2. Materials and Methods

The design and construction of a low-cost mobile pyrolysis kiln for biochar production for acai berry agro-industry waste biomass (Figure 2) were inspired by the principles of the scrum agile methodology [43]. The project was developed based on prior equipment described in the literature [9,44,45], and was directed to obtain a simple and easy to construct solution for decentralised implementation in rural areas to use and value biomass from small agro-industrial wastes.

For the production of biochar, residual biomass from acai berry agro-industries in Manaus, Amazonas state, Northern Brazil, was used as raw material. These residues consist of a mixture of fibres, seeds, pulp, and acai berry husk remnants. For biochar production, the raw material was initially sieved and then dried in an oven. The material used for carbonisation was predominantly composed of acai pits with adhering fibres. Three carbonisation processes were conducted for testing, removing residues and paints from the barrels, and adjustments to the kiln prototype. The residues were acquired, transported, dried in an oven at 105 °C for 24 h, and sieved to 2 mm to remove the fine particles from the pulp and shells.

The production of biochar from acai berry waste aimed to follow the requirements that confer more favourable agronomic conditions, namely, a residence time of 60 min between temperatures of 500 and 600 °C [18]. However, only the T1 thermocouple recorded temperatures in this range (Figure A1). The carbonisation strategy was refined with the introduction of kiln sealing using clay, drying the biomass in an oven, increasing the residence time between 300 and 499 °C, and extracting and better condensing the pyrolysis gases. These modifications ensured uniform carbonisation of the entire biomass, even with the use of the kiln’s full capacity.

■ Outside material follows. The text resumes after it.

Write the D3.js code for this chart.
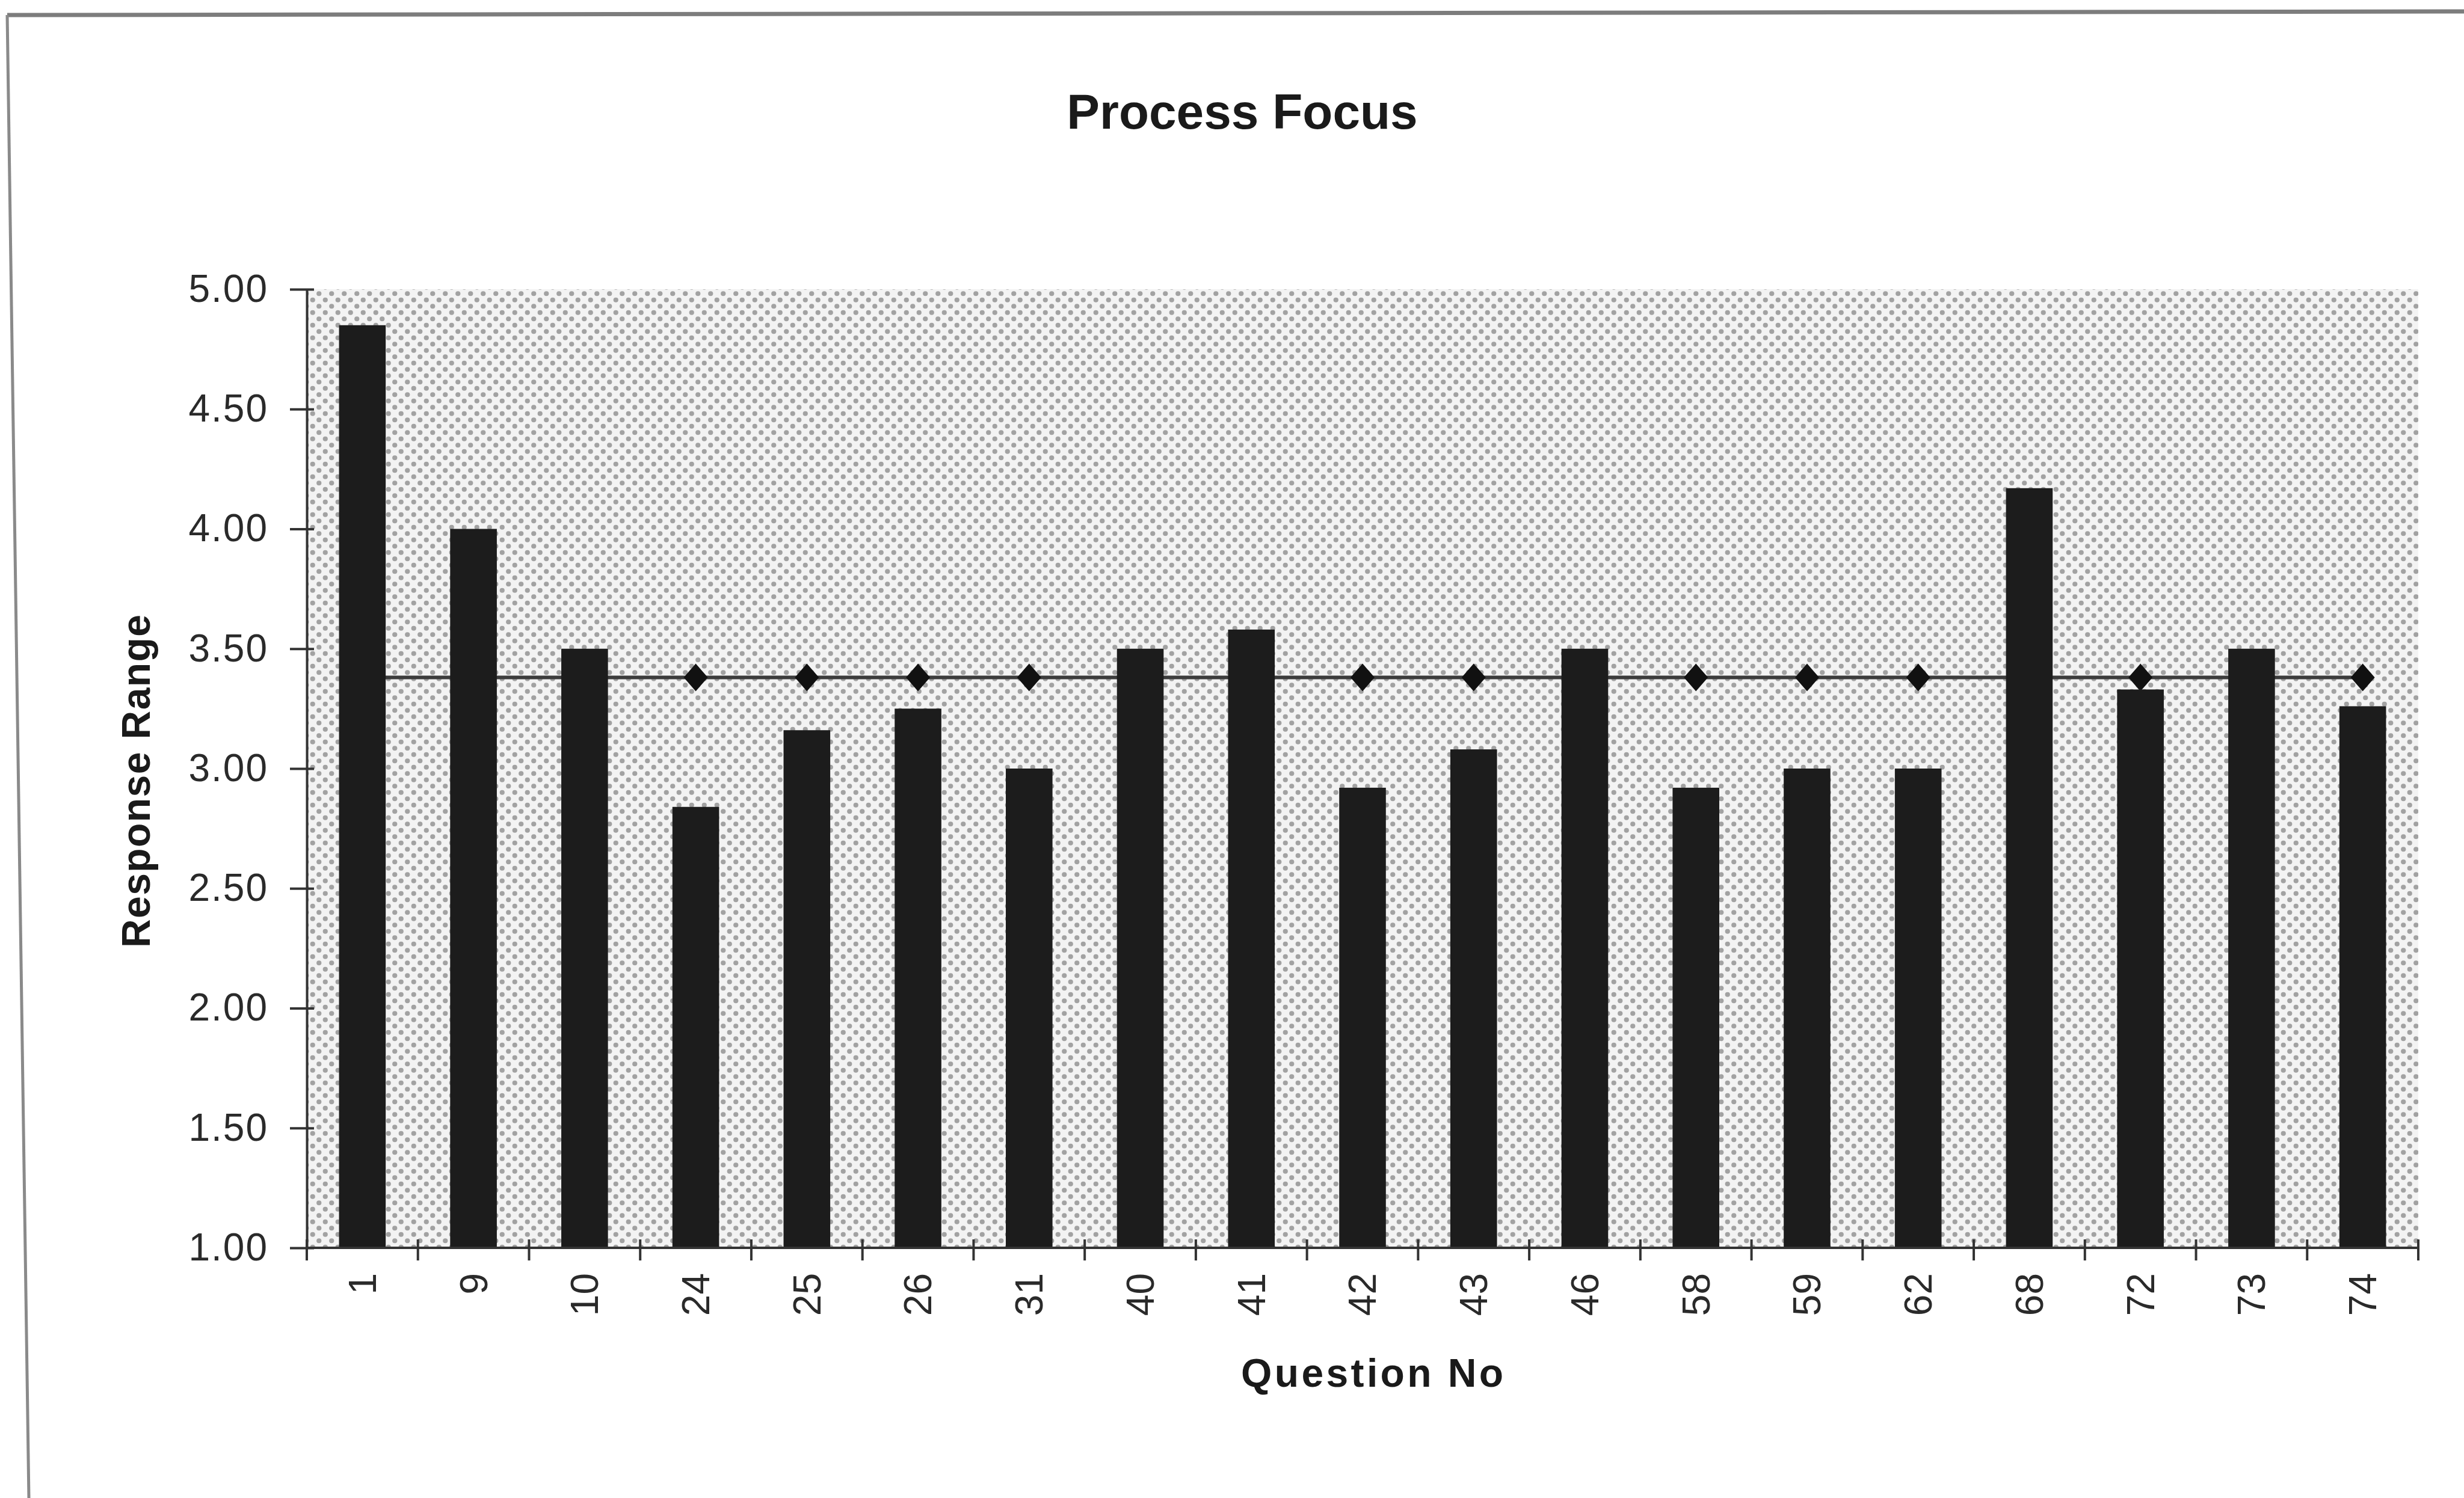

Of the total 18 carbonisation processes conducted to biochar production, 13 achieved 100% biomass carbonisation. Five processes were performed with incomplete carbonisation, and only the effectively carbonised biomass was considered. For the analyses presented in this article, 4 carbonisation processes were selected from the 13, considered representative of the set, covering the beginning, middle, and end of the chronological production sequence.

The four selected processes were used for the analysis of the furnace operation and for the collection of biochar samples for characterization. The selected carbonisation processes were numbers 1, 10, 16, and 17, and the four characterised biochar samples were numbered S1, S2, S3, and S4, respectively (Table A1).

This selection is justified by budgetary constraints for the analysis of biochar from all carbonisation processes. Therefore, the results presented in this article refer to these four carbonisation processes and their four produced biochar samples, unless explicitly stated otherwise.

For characterization, the biochar samples (S1 to S4) and acai berry waste were ground in a knife mill. The yield of biochar was calculated from the conversion of acai berry waste mass to biochar mass, according to Equation (1):

yield (%) = (W_b/W_r) 100,(1)

The pH and electrical conductivity (EC) of the biochar solution were analysed in deionised water, at a dilution of 1:20 (w:v), and maintained for 90 min under shaking in a shaker [46]; both analyses were performed in triplicate.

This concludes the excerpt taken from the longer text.